▸ **WHAT IS NEEDED**
Extract the lines from the start through the line that holds "var seriesColors = ['#00BA38', '#619CFF', '#F8766D'];", both included, omitting all images.

- - -

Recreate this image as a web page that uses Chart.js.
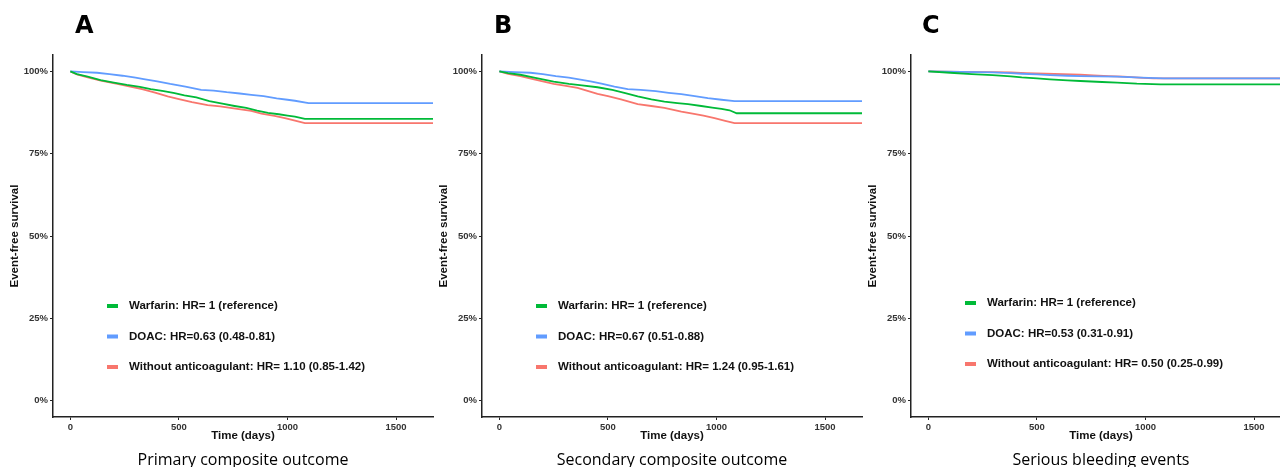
<!DOCTYPE html>
<html lang="en">
<head>
<meta charset="UTF-8">
<title>Event-free survival by anticoagulant</title>
<style>
    body {
        margin: 0;
        width: 1280px;
        height: 467px;
        overflow: hidden;
        background: #fff;
        position: relative;
        font-family: 'Liberation Sans', Arial, sans-serif;
    }
    .panel {
        position: absolute;
        top: 0;
        width: 436px;
        height: 467px;
    }
    .panel canvas {
        position: absolute;
        left: 0;
        top: 0;
    }
    .letter {
        position: absolute;
        top: 13px;
        font-family: 'DejaVu Sans', sans-serif;
        font-weight: bold;
        font-size: 24px;
        line-height: 24px;
        color: #000;
    }
</style>
</head>
<body>

<div class="panel" style="left:0px">
    <canvas id="chartA" width="436" height="467"></canvas>
    <div class="letter" style="left:75px">A</div>
</div>
<div class="panel" style="left:429px">
    <canvas id="chartB" width="436" height="467"></canvas>
    <div class="letter" style="left:65px">B</div>
</div>
<div class="panel" style="left:858px">
    <canvas id="chartC" width="436" height="467"></canvas>
    <div class="letter" style="left:64px">C</div>
</div>

<script src="https://cdn.jsdelivr.net/npm/chart.js@4.4.0/dist/chart.umd.min.js"></script>
<script>
// axis ticks
var xTicks = [0, 500, 1000, 1500];
var yTicks = [0, 0.25, 0.5, 0.75, 1];

// series order: Warfarin, DOAC, Without anticoagulant
var seriesColors = ['#00BA38', '#619CFF', '#F8766D'];

// A - primary composite outcome
var aTitle = 'Primary composite outcome';
var aLabels = ['Warfarin: HR= 1 (reference)', 'DOAC: HR=0.63 (0.48-0.81)', 'Without anticoagulant: HR= 1.10 (0.85-1.42)'];
var aWarfarinDays = [0, 30, 80, 139, 200, 260, 320, 370, 430, 480, 525, 580, 640, 700, 756, 810, 860, 910, 960, 1000, 1034, 1080, 1670];
var aWarfarinSurv = [1.000, 0.992, 0.984, 0.974, 0.966, 0.959, 0.953, 0.946, 0.940, 0.934, 0.927, 0.921, 0.910, 0.902, 0.895, 0.889, 0.881, 0.874, 0.870, 0.866, 0.863, 0.856, 0.856];
var aDoacDays = [0, 60, 123, 180, 240, 300, 338, 400, 460, 530, 602, 660, 720, 780, 833, 890, 950, 1000, 1034, 1097, 1670];
var aDoacSurv = [1.000, 0.998, 0.996, 0.992, 0.987, 0.981, 0.977, 0.970, 0.962, 0.954, 0.944, 0.942, 0.937, 0.933, 0.929, 0.925, 0.918, 0.914, 0.911, 0.904, 0.904];
var aNoneDays = [0, 30, 80, 140, 216, 270, 330, 390, 448, 500, 560, 632, 690, 760, 833, 880, 940, 988, 1030, 1080, 1670];
var aNoneSurv = [1.000, 0.991, 0.982, 0.972, 0.962, 0.955, 0.946, 0.936, 0.924, 0.916, 0.907, 0.898, 0.894, 0.887, 0.880, 0.872, 0.865, 0.858, 0.851, 0.843, 0.843];

// B - secondary composite outcome
var bTitle = 'Secondary composite outcome';
var bLabels = ['Warfarin: HR= 1 (reference)', 'DOAC: HR=0.67 (0.51-0.88)', 'Without anticoagulant: HR= 1.24 (0.95-1.61)'];
var bWarfarinDays = [0, 40, 97, 160, 250, 320, 380, 452, 520, 580, 637, 700, 760, 820, 869, 930, 980, 1023, 1060, 1093, 1670];
var bWarfarinSurv = [1.000, 0.995, 0.990, 0.981, 0.969, 0.962, 0.958, 0.952, 0.944, 0.934, 0.924, 0.915, 0.908, 0.904, 0.901, 0.895, 0.890, 0.886, 0.882, 0.873, 0.873];
var bDoacDays = [0, 70, 143, 200, 260, 320, 360, 420, 470, 530, 591, 650, 720, 780, 838, 900, 960, 1023, 1083, 1670];
var bDoacSurv = [1.000, 0.998, 0.996, 0.992, 0.986, 0.981, 0.977, 0.970, 0.963, 0.954, 0.946, 0.944, 0.940, 0.935, 0.931, 0.925, 0.919, 0.914, 0.910, 0.910];
var bNoneDays = [0, 40, 97, 160, 250, 300, 360, 410, 452, 500, 560, 637, 700, 760, 838, 890, 940, 991, 1040, 1083, 1670];
var bNoneSurv = [1.000, 0.993, 0.986, 0.976, 0.962, 0.957, 0.950, 0.940, 0.932, 0.925, 0.915, 0.901, 0.895, 0.889, 0.878, 0.872, 0.866, 0.858, 0.850, 0.843, 0.843];

// C - serious bleeding events
var cTitle = 'Serious bleeding events';
var cLabels = ['Warfarin: HR= 1 (reference)', 'DOAC: HR=0.53 (0.31-0.91)', 'Without anticoagulant: HR= 0.50 (0.25-0.99)'];
var cWarfarinDays = [0, 100, 200, 296, 380, 430, 500, 560, 640, 700, 800, 869, 960, 1069, 1670];
var cWarfarinSurv = [1.000, 0.996, 0.992, 0.989, 0.985, 0.982, 0.979, 0.976, 0.973, 0.971, 0.968, 0.966, 0.963, 0.961, 0.961];
var cDoacDays = [0, 150, 296, 380, 430, 500, 560, 640, 700, 780, 869, 980, 1084, 1670];
var cDoacSurv = [1.000, 0.999, 0.9975, 0.995, 0.993, 0.991, 0.989, 0.987, 0.986, 0.985, 0.984, 0.981, 0.979, 0.979];
var cNoneDays = [0, 150, 296, 380, 450, 540, 620, 700, 760, 830, 898, 970, 1037, 1084, 1670];
var cNoneSurv = [1.000, 0.999, 0.998, 0.997, 0.995, 0.993, 0.992, 0.990, 0.988, 0.986, 0.984, 0.981, 0.979, 0.979, 0.979];

var fontFamily = "'Liberation Sans', Arial, sans-serif";
Chart.defaults.font.family = fontFamily;

// legend inside the plot area + panel caption centred under the plot
var panelText = {
    id: 'panelText',
    afterDraw: function(chart, args, opts) {
        var ctx = chart.ctx;
        var area = chart.chartArea;
        ctx.save();
        ctx.font = 'bold 11.5px ' + fontFamily;
        ctx.textBaseline = 'middle';
        ctx.textAlign = 'left';
        chart.data.datasets.forEach(function(ds, i) {
            var y = area.top + opts.top + i * opts.gap;
            ctx.fillStyle = ds.borderColor;
            ctx.fillRect(area.left + 54, y - 2, 11, 4);
            ctx.fillStyle = '#111';
            ctx.fillText(ds.label, area.left + 76, y);
        });
        ctx.font = "16px 'Open Sans', sans-serif";
        ctx.textAlign = 'center';
        ctx.fillStyle = '#000';
        ctx.fillText(opts.caption, (area.left + area.right) / 2, chart.height - 7);
        ctx.restore();
    }
};

function toPoints(days, surv) {
    return days.map(function(d, i) { return {x: d, y: surv[i]}; });
}

function makeChart(id, title, labels, days, surv, legendTop) {
    var datasets = labels.map(function(label, i) {
        return {
            label: label,
            data: toPoints(days[i], surv[i]),
            borderColor: seriesColors[i],
            borderWidth: 1.8,
            pointRadius: 0,
            tension: 0,
            fill: false
        };
    });
    return new Chart(document.getElementById(id), {
        type: 'line',
        data: { datasets: datasets },
        plugins: [panelText],
        options: {
            responsive: false,
            animation: false,
            layout: { padding: { top: 55, right: 3, left: 0, bottom: 15 } },
            plugins: {
                legend: { display: false },
                tooltip: { enabled: false },
                panelText: { top: legendTop, gap: 30.5, caption: title }
            },
            scales: {
                x: {
                    type: 'linear',
                    min: -80,
                    max: 1670,
                    afterFit: function(s) { s.height = 35; },
                    afterBuildTicks: function(s) { s.ticks = xTicks.map(function(v) { return {value: v}; }); },
                    border: { display: true, color: '#222', width: 1.5 },
                    grid: { drawOnChartArea: false, drawTicks: true, tickLength: 3, color: '#222' },
                    ticks: {
                        padding: 2, color: '#333', font: { size: 9.5, weight: 'bold' }, maxRotation: 0,
                        callback: function(v) { return String(v); }
                    },
                    title: { display: true, text: 'Time (days)', color: '#111', font: { size: 11.5, weight: 'bold' }, padding: { top: 0, bottom: 9 } }
                },
                y: {
                    type: 'linear',
                    min: -0.05,
                    max: 1.05,
                    afterFit: function(s) { s.width = 53; },
                    afterBuildTicks: function(s) { s.ticks = yTicks.map(function(v) { return {value: v}; }); },
                    border: { display: true, color: '#222', width: 1.5 },
                    grid: { drawOnChartArea: false, drawTicks: true, tickLength: 3, color: '#222' },
                    ticks: {
                        padding: 2, color: '#333', font: { size: 9.5, weight: 'bold' },
                        callback: function(v) { return Math.round(v * 100) + '%'; }
                    },
                    title: { display: true, text: 'Event-free survival', color: '#111', font: { size: 11.5, weight: 'bold' }, padding: { top: 8, bottom: 0 } }
                }
            }
        }
    });
}

makeChart('chartA', aTitle, aLabels,
    [aWarfarinDays, aDoacDays, aNoneDays], [aWarfarinSurv, aDoacSurv, aNoneSurv], 251);
makeChart('chartB', bTitle, bLabels,
    [bWarfarinDays, bDoacDays, bNoneDays], [bWarfarinSurv, bDoacSurv, bNoneSurv], 251);
makeChart('chartC', cTitle, cLabels,
    [cWarfarinDays, cDoacDays, cNoneDays], [cWarfarinSurv, cDoacSurv, cNoneSurv], 248);
</script>
</body>
</html>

- - -

▸ **FINAL ANSWER**
Recreate this image as a web page that uses Chart.js.
<!DOCTYPE html>
<html lang="en">
<head>
<meta charset="UTF-8">
<title>Event-free survival by anticoagulant</title>
<style>
    body {
        margin: 0;
        width: 1280px;
        height: 467px;
        overflow: hidden;
        background: #fff;
        position: relative;
        font-family: 'Liberation Sans', Arial, sans-serif;
    }
    .panel {
        position: absolute;
        top: 0;
        width: 436px;
        height: 467px;
    }
    .panel canvas {
        position: absolute;
        left: 0;
        top: 0;
    }
    .letter {
        position: absolute;
        top: 13px;
        font-family: 'DejaVu Sans', sans-serif;
        font-weight: bold;
        font-size: 24px;
        line-height: 24px;
        color: #000;
    }
</style>
</head>
<body>

<div class="panel" style="left:0px">
    <canvas id="chartA" width="436" height="467"></canvas>
    <div class="letter" style="left:75px">A</div>
</div>
<div class="panel" style="left:429px">
    <canvas id="chartB" width="436" height="467"></canvas>
    <div class="letter" style="left:65px">B</div>
</div>
<div class="panel" style="left:858px">
    <canvas id="chartC" width="436" height="467"></canvas>
    <div class="letter" style="left:64px">C</div>
</div>

<script src="https://cdn.jsdelivr.net/npm/chart.js@4.4.0/dist/chart.umd.min.js"></script>
<script>
// axis ticks
var xTicks = [0, 500, 1000, 1500];
var yTicks = [0, 0.25, 0.5, 0.75, 1];

// series order: Warfarin, DOAC, Without anticoagulant
var seriesColors = ['#00BA38', '#619CFF', '#F8766D'];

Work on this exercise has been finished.